Boat on the river
He would dream of being a veterinarian perhaps. Or maybe an engineer. From the war-torn city of Kobane, he and his family had come to the resort town of Bodrum. He imagined growing up there. Going to school, playing with cats on the streets, talking to the Yalıkavak farmers every Thursday while they put up their stands for the weekly farmers’ market. “Life could be nice here,” he imagined.
Imagine little Aylan and his brother Galip coming back to these shores as tourists 20 years from now. They had made it to Germany, Aylan had become a lawyer, defending the rights of migrant workers, his brother Galip a doctor. They had worked very hard to learn the language. Both brothers were talented in football, so their parents allowed them to play in local teams provided it did not interrupt their schoolwork.
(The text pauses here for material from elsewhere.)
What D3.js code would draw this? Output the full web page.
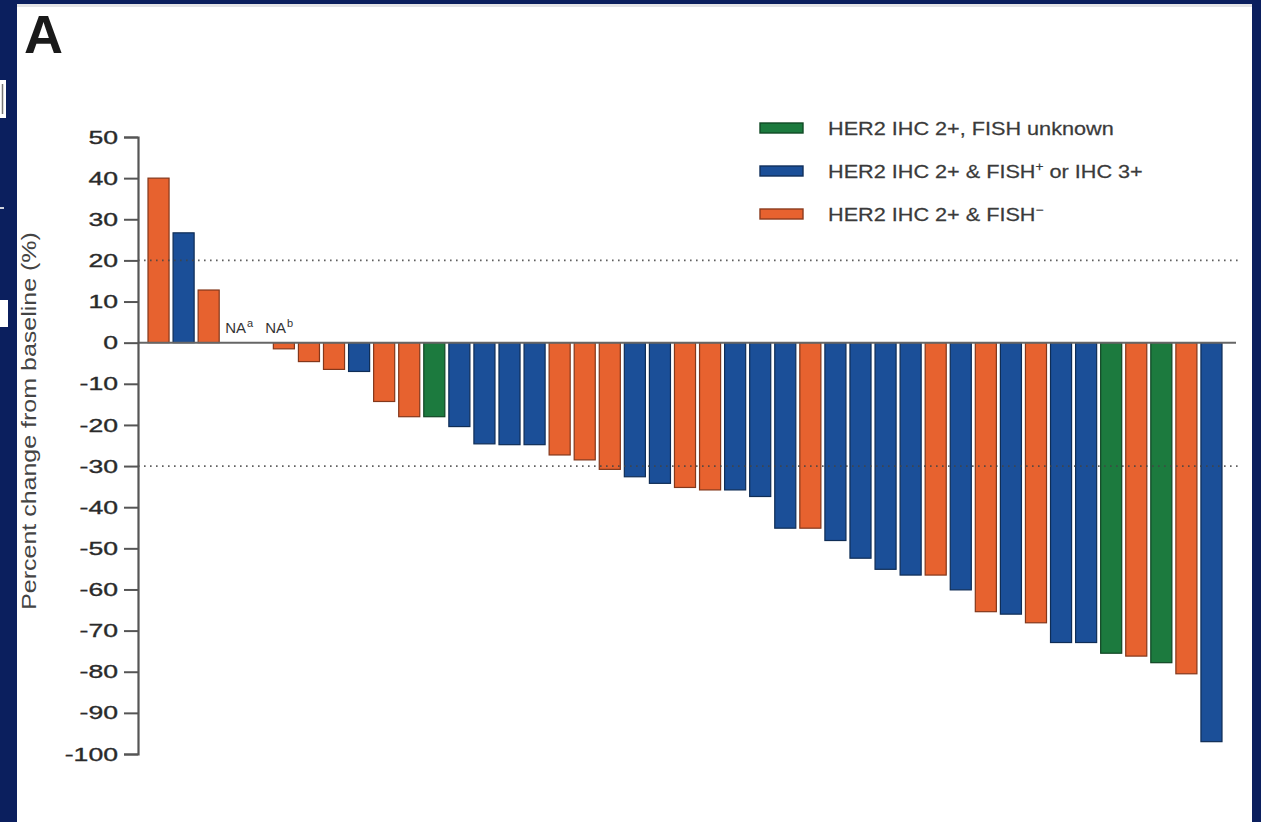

Twenty years after they set foot on European soil, they would come to Bodrum to meet their relatives from Kobane. They would remember the dangerous journey that would take them to freedom and hope of a better life. In the dark, they had left their small bunker, walked to the beach and stepped inside the orange safety boat that had become their lifeline to Greece.
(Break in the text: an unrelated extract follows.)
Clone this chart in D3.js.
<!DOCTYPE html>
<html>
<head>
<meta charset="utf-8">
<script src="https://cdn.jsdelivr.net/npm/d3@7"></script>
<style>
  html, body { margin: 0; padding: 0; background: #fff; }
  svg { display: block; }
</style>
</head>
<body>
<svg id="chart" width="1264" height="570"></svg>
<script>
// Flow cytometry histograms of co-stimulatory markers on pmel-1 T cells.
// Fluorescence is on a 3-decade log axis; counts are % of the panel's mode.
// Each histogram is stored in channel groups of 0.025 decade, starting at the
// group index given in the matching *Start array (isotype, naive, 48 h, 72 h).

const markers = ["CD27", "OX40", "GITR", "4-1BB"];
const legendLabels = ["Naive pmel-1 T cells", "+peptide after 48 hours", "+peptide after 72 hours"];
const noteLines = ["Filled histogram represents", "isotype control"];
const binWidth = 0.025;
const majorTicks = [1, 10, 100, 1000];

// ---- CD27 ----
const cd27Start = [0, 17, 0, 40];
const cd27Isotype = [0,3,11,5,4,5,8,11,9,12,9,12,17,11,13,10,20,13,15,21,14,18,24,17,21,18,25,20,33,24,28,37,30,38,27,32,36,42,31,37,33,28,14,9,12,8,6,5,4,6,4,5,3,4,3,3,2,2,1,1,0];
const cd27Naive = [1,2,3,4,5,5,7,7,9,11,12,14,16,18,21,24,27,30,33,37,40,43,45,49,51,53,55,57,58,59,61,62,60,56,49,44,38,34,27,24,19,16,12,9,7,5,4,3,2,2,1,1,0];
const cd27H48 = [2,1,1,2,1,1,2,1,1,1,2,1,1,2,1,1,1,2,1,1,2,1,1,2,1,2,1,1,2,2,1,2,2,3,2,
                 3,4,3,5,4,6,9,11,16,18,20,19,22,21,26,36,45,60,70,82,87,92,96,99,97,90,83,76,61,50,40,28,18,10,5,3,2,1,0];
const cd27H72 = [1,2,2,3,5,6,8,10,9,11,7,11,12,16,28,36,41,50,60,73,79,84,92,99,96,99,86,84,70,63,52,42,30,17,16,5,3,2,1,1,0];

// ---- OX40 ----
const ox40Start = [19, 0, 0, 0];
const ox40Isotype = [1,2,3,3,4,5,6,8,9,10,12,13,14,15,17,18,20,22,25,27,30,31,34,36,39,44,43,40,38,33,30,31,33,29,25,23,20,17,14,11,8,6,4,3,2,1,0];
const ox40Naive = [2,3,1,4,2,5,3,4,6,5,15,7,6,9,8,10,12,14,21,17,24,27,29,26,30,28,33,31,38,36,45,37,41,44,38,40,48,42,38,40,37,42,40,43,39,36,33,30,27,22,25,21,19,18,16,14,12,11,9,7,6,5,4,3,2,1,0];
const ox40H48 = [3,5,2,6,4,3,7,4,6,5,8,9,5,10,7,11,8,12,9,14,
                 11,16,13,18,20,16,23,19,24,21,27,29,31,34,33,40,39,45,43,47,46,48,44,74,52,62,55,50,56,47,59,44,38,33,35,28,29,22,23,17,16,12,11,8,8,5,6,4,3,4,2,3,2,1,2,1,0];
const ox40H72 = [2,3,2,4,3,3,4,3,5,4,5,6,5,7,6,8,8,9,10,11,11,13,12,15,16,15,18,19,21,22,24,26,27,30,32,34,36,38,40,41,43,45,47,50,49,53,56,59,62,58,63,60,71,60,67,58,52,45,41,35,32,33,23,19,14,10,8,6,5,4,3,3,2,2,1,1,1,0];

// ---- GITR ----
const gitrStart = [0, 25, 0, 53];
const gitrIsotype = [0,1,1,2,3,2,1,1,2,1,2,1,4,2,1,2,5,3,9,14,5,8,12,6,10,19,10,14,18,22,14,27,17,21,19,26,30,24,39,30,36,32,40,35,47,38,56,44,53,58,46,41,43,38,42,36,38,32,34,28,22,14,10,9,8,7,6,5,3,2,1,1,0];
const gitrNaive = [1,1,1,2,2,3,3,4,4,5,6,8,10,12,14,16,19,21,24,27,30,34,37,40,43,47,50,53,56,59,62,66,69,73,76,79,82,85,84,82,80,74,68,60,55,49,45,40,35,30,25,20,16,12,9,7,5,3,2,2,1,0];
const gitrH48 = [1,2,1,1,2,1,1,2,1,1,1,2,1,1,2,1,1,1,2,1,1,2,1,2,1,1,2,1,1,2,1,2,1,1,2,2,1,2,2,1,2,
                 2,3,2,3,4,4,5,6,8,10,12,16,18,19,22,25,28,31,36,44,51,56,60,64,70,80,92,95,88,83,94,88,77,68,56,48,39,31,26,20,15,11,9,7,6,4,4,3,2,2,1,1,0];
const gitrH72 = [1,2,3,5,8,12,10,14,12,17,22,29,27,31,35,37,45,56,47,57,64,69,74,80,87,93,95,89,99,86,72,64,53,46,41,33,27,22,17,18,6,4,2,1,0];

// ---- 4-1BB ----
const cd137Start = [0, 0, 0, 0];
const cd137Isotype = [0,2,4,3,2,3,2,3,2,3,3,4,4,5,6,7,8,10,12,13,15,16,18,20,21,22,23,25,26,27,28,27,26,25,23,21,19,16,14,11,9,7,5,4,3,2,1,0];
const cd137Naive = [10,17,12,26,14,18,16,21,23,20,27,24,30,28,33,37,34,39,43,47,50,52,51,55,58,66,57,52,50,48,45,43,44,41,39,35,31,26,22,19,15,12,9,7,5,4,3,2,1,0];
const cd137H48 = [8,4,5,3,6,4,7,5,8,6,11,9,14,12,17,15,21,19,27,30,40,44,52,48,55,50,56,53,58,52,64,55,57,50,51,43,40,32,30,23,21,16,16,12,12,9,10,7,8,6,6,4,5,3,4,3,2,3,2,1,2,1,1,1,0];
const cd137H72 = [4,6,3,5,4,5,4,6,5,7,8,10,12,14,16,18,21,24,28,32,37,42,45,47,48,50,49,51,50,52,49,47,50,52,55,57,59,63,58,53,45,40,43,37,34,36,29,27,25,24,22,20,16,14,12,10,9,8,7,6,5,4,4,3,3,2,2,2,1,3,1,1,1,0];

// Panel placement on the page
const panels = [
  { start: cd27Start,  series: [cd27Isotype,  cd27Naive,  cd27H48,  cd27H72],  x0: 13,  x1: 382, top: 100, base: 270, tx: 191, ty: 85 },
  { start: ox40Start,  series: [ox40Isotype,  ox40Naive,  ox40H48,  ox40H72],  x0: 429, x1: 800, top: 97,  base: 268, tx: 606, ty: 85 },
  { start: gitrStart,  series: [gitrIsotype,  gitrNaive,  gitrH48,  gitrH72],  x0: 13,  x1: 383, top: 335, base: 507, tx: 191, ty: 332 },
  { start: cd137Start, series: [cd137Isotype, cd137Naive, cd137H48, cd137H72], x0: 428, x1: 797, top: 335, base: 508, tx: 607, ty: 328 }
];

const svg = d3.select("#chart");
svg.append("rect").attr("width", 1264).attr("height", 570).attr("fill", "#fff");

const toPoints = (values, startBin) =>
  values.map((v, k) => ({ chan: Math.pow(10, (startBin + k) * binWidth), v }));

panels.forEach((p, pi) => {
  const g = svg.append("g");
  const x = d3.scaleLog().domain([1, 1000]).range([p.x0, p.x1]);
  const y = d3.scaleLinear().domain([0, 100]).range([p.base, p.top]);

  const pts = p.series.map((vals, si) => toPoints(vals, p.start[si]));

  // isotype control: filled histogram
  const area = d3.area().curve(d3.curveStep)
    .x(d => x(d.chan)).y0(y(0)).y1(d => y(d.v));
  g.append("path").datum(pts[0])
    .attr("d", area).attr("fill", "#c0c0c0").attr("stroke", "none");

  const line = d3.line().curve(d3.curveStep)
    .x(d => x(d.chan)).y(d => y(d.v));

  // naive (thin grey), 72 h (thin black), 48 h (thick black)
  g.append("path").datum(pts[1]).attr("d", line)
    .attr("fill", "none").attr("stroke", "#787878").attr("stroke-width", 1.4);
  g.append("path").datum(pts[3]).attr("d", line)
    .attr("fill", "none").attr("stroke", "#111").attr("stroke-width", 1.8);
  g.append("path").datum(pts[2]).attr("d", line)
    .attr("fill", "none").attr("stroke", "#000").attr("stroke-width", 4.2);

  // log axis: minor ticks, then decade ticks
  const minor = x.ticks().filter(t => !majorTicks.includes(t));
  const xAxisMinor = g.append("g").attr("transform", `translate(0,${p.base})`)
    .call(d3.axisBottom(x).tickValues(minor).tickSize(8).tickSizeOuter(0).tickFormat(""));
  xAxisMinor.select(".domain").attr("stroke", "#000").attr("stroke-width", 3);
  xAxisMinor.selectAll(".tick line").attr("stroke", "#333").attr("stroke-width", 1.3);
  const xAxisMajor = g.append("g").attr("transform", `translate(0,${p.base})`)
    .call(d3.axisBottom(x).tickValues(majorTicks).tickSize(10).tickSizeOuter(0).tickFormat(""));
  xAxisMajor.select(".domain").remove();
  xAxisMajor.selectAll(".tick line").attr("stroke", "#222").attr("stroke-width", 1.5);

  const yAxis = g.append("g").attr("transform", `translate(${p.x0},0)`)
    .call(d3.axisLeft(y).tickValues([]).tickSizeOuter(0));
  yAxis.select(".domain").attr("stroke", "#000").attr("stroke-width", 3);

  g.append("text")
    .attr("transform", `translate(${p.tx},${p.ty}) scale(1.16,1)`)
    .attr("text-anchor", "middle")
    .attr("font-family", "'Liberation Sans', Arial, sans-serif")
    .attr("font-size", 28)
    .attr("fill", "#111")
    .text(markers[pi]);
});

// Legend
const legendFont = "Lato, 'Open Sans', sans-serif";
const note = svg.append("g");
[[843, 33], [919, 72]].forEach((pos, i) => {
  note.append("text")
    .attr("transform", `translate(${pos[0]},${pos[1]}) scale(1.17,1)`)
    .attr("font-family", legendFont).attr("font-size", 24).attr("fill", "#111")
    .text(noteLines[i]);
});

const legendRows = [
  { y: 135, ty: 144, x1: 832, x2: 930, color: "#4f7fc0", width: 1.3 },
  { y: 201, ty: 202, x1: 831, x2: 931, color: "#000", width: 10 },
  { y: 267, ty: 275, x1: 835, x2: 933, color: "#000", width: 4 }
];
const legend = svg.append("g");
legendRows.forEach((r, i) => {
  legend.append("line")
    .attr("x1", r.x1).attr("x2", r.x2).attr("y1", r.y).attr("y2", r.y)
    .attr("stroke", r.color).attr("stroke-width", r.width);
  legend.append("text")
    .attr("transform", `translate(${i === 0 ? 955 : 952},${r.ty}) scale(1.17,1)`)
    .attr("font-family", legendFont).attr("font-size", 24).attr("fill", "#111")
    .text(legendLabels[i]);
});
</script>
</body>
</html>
This would be the story I would, (maybe I should) write 20 years from now.
Human Rights Watch’s Emergencies Director Peter Bouckaert’s email made it to my inbox, as I was writing these sentences.
“What struck me the most were his little sneakers, certainly lovingly put on by his parents that morning as they dressed him for their dangerous journey. One of my favorite moments of the morning is dressing my kids and helping them put on their shoes. They always seem to manage to put something on backwards, to our mutual amusement. Staring at the image, I couldn’t help imagine that it was one of my own sons lying there drowned on the beach,” wrote Bouckaert.
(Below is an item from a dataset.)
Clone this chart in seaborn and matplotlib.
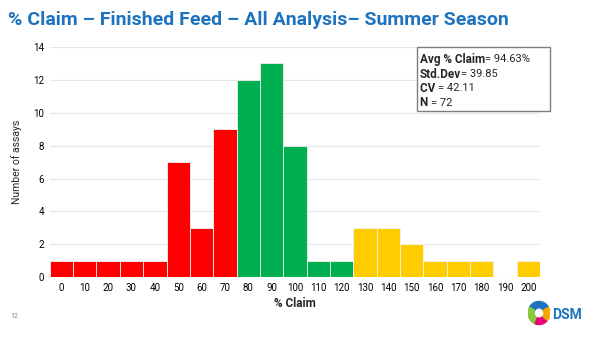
import matplotlib
matplotlib.use("Agg")
import matplotlib.pyplot as plt
import seaborn as sns
import pandas as pd
from matplotlib.patches import Rectangle, Wedge

claim_bins = [0, 10, 20, 30, 40, 50, 60, 70, 80, 90, 100, 110, 120, 130, 140, 150, 160, 170, 180, 190, 200]
counts = [1, 1, 1, 1, 1, 7, 3, 9, 12, 13, 8, 1, 1, 3, 3, 2, 1, 1, 1, 0, 1]
zone = ["low"] * 8 + ["ok"] * 5 + ["high"] * 8
zone_colors = {"low": "#FF0000", "ok": "#00B050", "high": "#FFCC00"}
stats_labels = ["Avg % Claim", "Std.Dev", "CV ", "N "]
stats_values = ["= 94.63%", "= 39.85", "= 42.11", "= 72"]

sns.set_theme(style="white")
plt.rcParams['font.family'] = ['Roboto', 'DejaVu Sans']

df = pd.DataFrame({"bin": [str(b) for b in claim_bins], "count": counts, "zone": zone})

fig = plt.figure(figsize=(6, 3.38), dpi=100)
ax = fig.add_axes([0.083, 0.180, 0.817, 0.681])
sns.barplot(data=df, x="bin", y="count", hue="zone", palette=zone_colors,
            width=1.0, dodge=False, legend=False, ax=ax, saturation=1,
            edgecolor="#f2f2f2", linewidth=0.6, order=df["bin"])
ax.set_xlim(-0.5, len(claim_bins) - 0.5)
ax.set_ylim(0, 14)
ax.set_yticks(range(0, 15, 2))
ax.yaxis.grid(True, color="#e6e6e6", linewidth=0.8)
ax.set_axisbelow(True)
for s in ax.spines.values():
    s.set_visible(False)
ax.tick_params(axis="both", labelsize=7, length=0, pad=4, colors="black")
ax.set_xlabel("% Claim", fontsize=8.5, fontweight="bold", labelpad=3)
ax.set_ylabel("Number of assays", fontsize=7.5, labelpad=8)

fig.text(8/600, 1 - 20/338, "% Claim \u2013 Finished Feed \u2013 All Analysis\u2013 Summer Season",
         fontsize=14, fontweight="bold", color="#1F73BE", va="center", ha="left")
fig.text(10/600, 1 - 316/338, "12", fontsize=5, color="#888888", va="center")

# stats box
bx0, by0, bx1, by1 = 417/600, 1 - 111/338, 550/600, 1 - 47/338
fig.patches.append(Rectangle((bx0, by0), bx1 - bx0, by1 - by0, transform=fig.transFigure,
                             facecolor="white", edgecolor="#7f7f7f", linewidth=1.0, zorder=5))
fig.canvas.draw()
renderer = fig.canvas.get_renderer()
line_h = 14.5 / 338
for i, (lab, val) in enumerate(zip(stats_labels, stats_values)):
    y = 1 - (59.5 / 338) - i * line_h
    t = fig.text(420/600, y, lab, fontsize=8.5, fontweight="bold", va="center", ha="left", zorder=6)
    bb = t.get_window_extent(renderer)
    x1 = fig.transFigure.inverted().transform((bb.x1, bb.y0))[0]
    fig.text(x1, y, val, fontsize=8, va="center", ha="left", zorder=6)

# DSM logo approximation
lax = fig.add_axes([528/600, 1 - 328/338, 22/600, 30/338])
lax.set_xlim(-1, 1); lax.set_ylim(-1.3, 1.3); lax.axis("off")
lax.add_patch(Wedge((0, 0), 1.0, 30, 150, width=0.55, color="#1F73BE"))
lax.add_patch(Wedge((0, 0), 1.0, 150, 250, width=0.55, color="#8DC63F"))
lax.add_patch(Wedge((0, 0), 1.0, 250, 320, width=0.55, color="#E6007E"))
lax.add_patch(Wedge((0, 0), 1.0, 320, 390, width=0.55, color="#F7A600"))
fig.text(552/600, 1 - 315/338, "DSM", fontsize=10, fontweight="bold", color="#1F73BE",
         va="center", ha="left")

fig.savefig("out.png", dpi=100)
His words tell us about different Syrians than we see and complain about every day in Istanbul.
“All morning yesterday at the Serbian-Hungarian border, I saw Syrian parents determinedly walking with their children – trying to remove them from the horrors of the slaughter in Syria, which have been allowed to continue for four years, and to the promise of security in Europe. Those parents are heroes; I admire their sheer determination to bring their children to a better life.”
Despite all the high talk about our gracious hospitality to Syrian refugees, let us admit it, we have failed to make Turkey safe and secure for them. They could have moved into a village in Kastamonu or Zonguldak for example. By settling into the smaller towns and cities they could have brought life, joy and youth. They could have easily become one of us. By good planning and good policies, they could have become our new neighbors in marketplaces, parks, libraries and schools. We could have taken care of them better.
Aylan and Galip’s destiny was written on this land. That is why the waves brought them to our shores. For all the Syrian, Turkish, Kurdish kids, we could and we must do better.
“And all roads lead to tranquility base/Where the frown on my face disappears/
Take me down to my boat on the river/And I won’t cry out anymore,” (Styx 1979).